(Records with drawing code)
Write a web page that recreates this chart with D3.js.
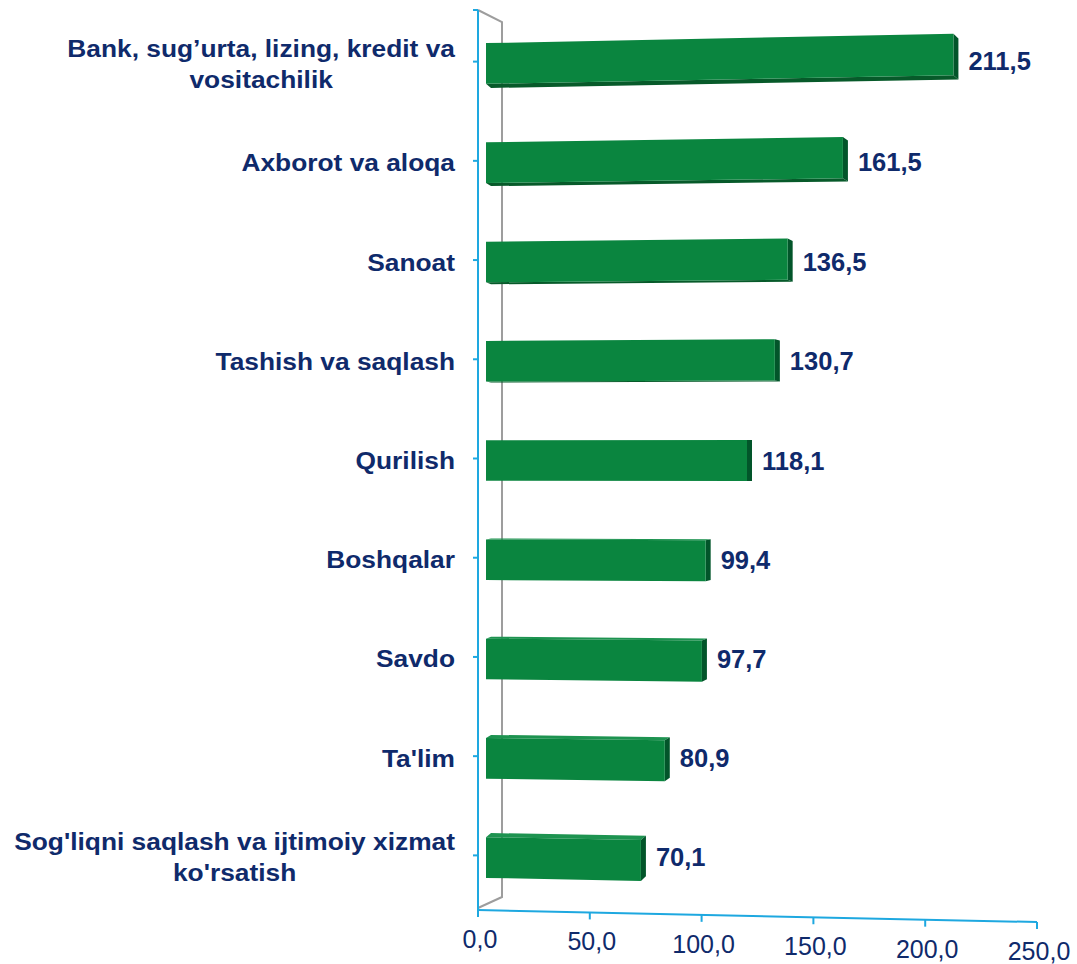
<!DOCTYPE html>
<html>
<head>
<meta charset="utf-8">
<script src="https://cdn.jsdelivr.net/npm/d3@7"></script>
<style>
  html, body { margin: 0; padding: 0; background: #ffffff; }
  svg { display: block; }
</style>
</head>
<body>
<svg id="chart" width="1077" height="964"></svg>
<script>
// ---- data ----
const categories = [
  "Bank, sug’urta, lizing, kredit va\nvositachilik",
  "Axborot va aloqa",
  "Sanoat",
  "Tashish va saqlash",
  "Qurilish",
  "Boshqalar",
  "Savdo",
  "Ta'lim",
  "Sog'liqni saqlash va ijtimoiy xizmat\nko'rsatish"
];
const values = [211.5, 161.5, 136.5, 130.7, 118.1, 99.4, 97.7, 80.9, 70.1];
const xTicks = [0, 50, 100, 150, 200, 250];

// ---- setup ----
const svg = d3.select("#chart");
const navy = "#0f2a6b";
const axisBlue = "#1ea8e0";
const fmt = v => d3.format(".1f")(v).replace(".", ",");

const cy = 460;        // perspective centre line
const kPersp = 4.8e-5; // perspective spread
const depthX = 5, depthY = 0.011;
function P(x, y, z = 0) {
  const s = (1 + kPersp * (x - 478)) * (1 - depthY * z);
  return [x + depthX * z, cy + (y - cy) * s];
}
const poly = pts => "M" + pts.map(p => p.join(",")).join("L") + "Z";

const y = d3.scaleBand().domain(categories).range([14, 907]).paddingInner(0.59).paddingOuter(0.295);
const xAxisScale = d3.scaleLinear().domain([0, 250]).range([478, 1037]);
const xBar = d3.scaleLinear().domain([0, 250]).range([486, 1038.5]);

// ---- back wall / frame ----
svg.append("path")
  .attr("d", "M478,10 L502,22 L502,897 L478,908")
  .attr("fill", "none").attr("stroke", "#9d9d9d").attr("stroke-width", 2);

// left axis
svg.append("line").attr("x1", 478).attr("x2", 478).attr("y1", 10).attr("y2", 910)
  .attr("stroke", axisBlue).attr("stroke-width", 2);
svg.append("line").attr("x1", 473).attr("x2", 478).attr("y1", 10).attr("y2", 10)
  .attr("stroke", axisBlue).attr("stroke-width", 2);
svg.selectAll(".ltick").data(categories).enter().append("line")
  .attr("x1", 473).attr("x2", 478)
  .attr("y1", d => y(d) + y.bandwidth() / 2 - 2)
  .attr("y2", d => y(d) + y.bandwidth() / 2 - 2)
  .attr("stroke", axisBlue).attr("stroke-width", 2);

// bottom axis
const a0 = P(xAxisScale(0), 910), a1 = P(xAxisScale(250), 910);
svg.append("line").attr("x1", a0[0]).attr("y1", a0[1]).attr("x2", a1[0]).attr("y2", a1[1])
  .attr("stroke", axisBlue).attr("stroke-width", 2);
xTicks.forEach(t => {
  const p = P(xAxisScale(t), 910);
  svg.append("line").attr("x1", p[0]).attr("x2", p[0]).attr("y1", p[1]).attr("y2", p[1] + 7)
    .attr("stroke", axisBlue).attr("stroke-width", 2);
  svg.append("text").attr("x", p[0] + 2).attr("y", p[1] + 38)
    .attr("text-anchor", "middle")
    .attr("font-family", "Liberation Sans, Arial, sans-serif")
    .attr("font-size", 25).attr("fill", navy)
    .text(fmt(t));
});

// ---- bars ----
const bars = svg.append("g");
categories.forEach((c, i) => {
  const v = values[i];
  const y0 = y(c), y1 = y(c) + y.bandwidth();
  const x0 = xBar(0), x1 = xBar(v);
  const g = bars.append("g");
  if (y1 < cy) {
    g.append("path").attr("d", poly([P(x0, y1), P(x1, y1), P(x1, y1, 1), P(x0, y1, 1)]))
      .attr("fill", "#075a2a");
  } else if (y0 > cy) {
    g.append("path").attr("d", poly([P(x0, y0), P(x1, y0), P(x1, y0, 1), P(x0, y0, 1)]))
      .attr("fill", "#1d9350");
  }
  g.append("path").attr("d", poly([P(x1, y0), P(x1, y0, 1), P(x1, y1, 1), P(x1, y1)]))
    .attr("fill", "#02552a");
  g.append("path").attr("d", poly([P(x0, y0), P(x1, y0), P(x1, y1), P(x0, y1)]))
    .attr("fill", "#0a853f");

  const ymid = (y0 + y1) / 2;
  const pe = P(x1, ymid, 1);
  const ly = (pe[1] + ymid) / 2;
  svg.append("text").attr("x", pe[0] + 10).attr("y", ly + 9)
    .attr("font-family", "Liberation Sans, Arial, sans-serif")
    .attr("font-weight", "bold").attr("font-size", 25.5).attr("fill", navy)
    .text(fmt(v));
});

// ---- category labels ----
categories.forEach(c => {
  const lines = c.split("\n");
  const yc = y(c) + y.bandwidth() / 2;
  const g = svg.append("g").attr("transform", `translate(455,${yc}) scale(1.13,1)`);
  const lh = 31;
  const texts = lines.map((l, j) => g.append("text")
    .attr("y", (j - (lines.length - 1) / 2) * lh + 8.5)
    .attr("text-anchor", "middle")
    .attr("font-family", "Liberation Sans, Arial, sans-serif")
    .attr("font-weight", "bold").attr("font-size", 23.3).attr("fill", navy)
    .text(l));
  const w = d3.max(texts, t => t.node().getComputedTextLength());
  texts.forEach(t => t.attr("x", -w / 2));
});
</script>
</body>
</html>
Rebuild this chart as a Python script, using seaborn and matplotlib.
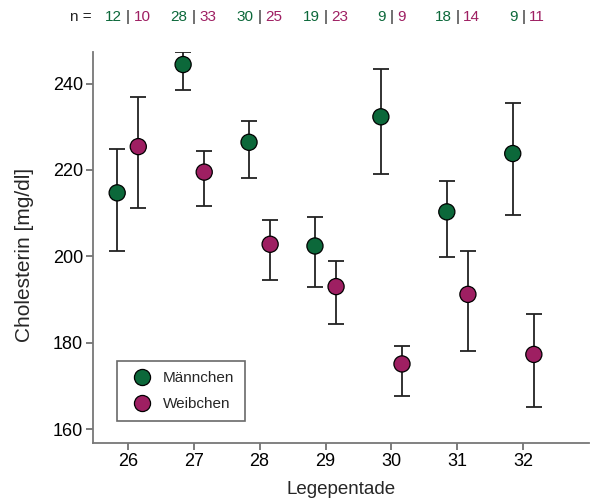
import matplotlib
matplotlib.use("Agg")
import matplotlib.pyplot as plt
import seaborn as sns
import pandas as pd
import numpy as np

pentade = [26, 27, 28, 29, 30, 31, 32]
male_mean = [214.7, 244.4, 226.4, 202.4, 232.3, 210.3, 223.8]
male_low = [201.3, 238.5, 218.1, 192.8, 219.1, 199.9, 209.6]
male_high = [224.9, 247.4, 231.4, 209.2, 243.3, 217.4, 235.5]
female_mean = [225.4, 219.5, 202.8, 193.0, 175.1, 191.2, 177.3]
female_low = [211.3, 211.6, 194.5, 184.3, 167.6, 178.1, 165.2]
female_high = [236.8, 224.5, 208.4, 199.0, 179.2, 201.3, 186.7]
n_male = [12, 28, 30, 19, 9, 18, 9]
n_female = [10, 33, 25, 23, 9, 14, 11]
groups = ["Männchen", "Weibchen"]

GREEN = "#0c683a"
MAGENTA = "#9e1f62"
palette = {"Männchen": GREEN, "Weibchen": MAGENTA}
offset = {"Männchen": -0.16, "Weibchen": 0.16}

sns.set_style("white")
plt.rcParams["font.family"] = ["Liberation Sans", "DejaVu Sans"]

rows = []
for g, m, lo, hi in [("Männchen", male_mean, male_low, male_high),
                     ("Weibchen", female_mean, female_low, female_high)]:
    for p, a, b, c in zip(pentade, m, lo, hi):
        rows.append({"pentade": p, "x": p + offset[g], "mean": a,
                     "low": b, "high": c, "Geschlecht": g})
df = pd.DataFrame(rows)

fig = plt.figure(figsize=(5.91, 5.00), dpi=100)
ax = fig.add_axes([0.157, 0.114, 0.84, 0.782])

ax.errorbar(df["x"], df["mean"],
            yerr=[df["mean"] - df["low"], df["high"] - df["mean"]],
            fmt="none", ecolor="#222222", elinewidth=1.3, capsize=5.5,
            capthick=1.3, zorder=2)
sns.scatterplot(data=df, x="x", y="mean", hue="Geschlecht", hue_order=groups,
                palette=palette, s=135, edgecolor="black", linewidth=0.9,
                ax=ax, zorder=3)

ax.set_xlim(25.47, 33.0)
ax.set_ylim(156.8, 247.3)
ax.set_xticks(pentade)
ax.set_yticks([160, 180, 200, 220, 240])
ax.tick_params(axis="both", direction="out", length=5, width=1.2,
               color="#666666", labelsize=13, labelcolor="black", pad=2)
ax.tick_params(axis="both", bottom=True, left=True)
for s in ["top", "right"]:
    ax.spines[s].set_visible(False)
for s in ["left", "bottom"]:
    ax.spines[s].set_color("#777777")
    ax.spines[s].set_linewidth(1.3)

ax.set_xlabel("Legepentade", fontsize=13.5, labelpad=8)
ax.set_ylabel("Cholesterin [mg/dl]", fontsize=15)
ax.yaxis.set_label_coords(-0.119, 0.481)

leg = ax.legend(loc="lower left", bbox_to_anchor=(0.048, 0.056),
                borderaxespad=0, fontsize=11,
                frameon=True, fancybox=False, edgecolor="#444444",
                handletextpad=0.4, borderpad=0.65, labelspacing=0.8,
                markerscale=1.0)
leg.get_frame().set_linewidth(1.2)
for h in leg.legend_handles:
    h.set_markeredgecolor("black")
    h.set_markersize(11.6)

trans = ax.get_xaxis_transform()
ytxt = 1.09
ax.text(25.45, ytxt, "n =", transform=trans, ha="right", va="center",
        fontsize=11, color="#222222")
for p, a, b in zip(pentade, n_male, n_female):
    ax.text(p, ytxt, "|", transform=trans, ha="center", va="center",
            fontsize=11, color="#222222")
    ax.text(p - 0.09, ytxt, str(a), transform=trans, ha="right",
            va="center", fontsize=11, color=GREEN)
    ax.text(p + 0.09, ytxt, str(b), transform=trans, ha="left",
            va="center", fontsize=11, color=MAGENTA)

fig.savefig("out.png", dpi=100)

WHAT NEEDS TO BE DONE>
Only the lines from the one holding "Rebuild this chart" to the one holding "import numpy as np" should be returned, both included and exactly as written, with no pictures.

RESULT OF THIS EXERCISE>
Rebuild this chart as a Python script, using seaborn and matplotlib.
import matplotlib
matplotlib.use("Agg")
import matplotlib.pyplot as plt
import seaborn as sns
import pandas as pd
import numpy as np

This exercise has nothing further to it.